Tatsächlich müssen im Kapitalismus trotz des nun voll einsetzenden Klimawandels weiterhin beispielsweise immer mehr Autos gebaut werden, da nur durch diesen ökologischen Wahnsinn die ökonomische Lebensgrundlage der Lohnabhängigen gesichert werden kann. Unsere gesamte Gesellschaft hängt ja in dem absurden kapitalistischen Fetischsystem am Tropf der Kapitalverwertung. Ohne diese uferlose Produktion um der Produktion willen, die dem Selbstzweck der uferlosen Geldvermehrung dient, zerbricht die kapitalistische Arbeitsgesellschaft an sich selbst. Ökologie und Ökonomie schließen sich im Kapitalismus tatsächlich aus – dieses System gleicht einer Weltvernichtungsmaschine, die Rohstoffe und Naturressourcen der Erde buchstäblich verheizen muss.

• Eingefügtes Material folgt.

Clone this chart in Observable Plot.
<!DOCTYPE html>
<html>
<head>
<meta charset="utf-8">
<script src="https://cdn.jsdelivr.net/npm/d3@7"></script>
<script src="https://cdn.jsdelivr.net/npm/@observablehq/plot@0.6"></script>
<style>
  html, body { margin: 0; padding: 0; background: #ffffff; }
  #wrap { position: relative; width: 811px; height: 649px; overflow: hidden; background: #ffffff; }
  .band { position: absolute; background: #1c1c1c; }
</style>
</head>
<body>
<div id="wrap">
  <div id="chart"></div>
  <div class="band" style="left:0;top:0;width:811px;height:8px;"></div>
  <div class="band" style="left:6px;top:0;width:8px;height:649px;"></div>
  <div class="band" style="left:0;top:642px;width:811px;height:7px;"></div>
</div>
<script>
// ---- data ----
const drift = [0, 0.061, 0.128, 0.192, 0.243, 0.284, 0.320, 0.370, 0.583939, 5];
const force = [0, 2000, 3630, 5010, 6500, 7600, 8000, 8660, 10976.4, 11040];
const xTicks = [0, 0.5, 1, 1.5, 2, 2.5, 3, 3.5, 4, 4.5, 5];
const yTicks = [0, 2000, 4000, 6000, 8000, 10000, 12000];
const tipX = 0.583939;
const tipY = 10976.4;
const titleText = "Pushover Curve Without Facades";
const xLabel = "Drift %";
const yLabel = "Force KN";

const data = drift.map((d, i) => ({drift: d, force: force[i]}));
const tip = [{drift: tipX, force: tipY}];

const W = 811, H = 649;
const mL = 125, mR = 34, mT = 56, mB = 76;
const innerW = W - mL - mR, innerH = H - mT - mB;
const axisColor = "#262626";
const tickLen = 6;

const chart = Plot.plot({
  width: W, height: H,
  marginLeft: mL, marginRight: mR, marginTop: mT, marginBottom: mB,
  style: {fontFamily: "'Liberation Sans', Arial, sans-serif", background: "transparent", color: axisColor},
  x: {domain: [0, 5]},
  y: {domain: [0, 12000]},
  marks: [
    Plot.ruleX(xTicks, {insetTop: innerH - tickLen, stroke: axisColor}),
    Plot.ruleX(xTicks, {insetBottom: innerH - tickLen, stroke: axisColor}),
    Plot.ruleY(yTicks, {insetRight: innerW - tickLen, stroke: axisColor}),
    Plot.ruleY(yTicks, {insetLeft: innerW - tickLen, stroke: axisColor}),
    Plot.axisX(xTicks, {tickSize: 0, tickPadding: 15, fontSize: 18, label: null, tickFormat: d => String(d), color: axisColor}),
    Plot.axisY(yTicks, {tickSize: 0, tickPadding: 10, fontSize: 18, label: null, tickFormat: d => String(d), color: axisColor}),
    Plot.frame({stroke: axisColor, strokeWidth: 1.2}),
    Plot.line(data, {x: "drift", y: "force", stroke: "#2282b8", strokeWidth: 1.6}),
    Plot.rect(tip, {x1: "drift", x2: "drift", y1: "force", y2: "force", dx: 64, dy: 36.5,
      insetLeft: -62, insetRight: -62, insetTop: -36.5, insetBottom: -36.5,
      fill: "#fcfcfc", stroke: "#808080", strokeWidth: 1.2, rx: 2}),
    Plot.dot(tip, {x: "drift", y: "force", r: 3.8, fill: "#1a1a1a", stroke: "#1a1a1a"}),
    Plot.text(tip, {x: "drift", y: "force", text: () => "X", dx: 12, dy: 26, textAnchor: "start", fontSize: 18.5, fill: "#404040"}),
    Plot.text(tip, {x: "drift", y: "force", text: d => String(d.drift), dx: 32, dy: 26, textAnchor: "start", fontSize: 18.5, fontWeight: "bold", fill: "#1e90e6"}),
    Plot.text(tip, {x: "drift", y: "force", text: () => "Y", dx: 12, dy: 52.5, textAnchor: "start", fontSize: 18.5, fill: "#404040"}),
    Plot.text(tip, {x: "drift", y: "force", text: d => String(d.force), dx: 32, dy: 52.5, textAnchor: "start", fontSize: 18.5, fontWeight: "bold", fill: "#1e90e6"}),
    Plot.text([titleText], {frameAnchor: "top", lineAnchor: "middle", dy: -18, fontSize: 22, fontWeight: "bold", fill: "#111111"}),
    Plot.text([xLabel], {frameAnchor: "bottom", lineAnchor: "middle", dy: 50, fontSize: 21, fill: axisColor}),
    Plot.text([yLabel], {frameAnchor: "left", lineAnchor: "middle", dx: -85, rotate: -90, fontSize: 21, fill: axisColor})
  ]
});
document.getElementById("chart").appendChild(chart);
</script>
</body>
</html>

Somit verweist die derzeitige Nahrungskrise auch auf eine umfassende Ressourcenkrise, die aus dem uferlosen Prozess der Kapitalakkumulation entspringt. Die Kapitalverwertung ist letztendlich an eine materielle Grundlage gekettet, bei der immer größere Mengen an Rohstoffen und Energie vermittels Lohnarbeit in Waren transformiert werden – die im Idealfall kurz nach Ablauf der Garantiezeit unbrauchbar sein sollten. Dabei müssen diese Warenmengen (wie die zu ihrer Produktion notwendigen Ressourcen) aus zwei Gründen permanent anschwellen: Erstens um als stofflicher Träger der bei jedem Verwertungskreislauf immer weiter anschwellenden Kapitalmasse zu fungieren. Zweitens aufgrund der permanent ansteigenden Produktivität, die den in einer einzelnen Ware verdinglichten Wert immer stärker abschmelzen lässt.

Der Kapitalismus stellt somit ein System effizientester Ressourcenverschwendung dar, das letztendlich dazu tendiert, für den irren Selbstzweck uferloser Geldvermehrung der Menschheit die ökologischen Lebensgrundlagen zu entziehen. Die Überwindung des in einer autodestruktiven Eigendynamik prozessierenden Kapitalverhältnisses stellt somit für die Menschheit eine akute Überlebensnotwendigkeit dar.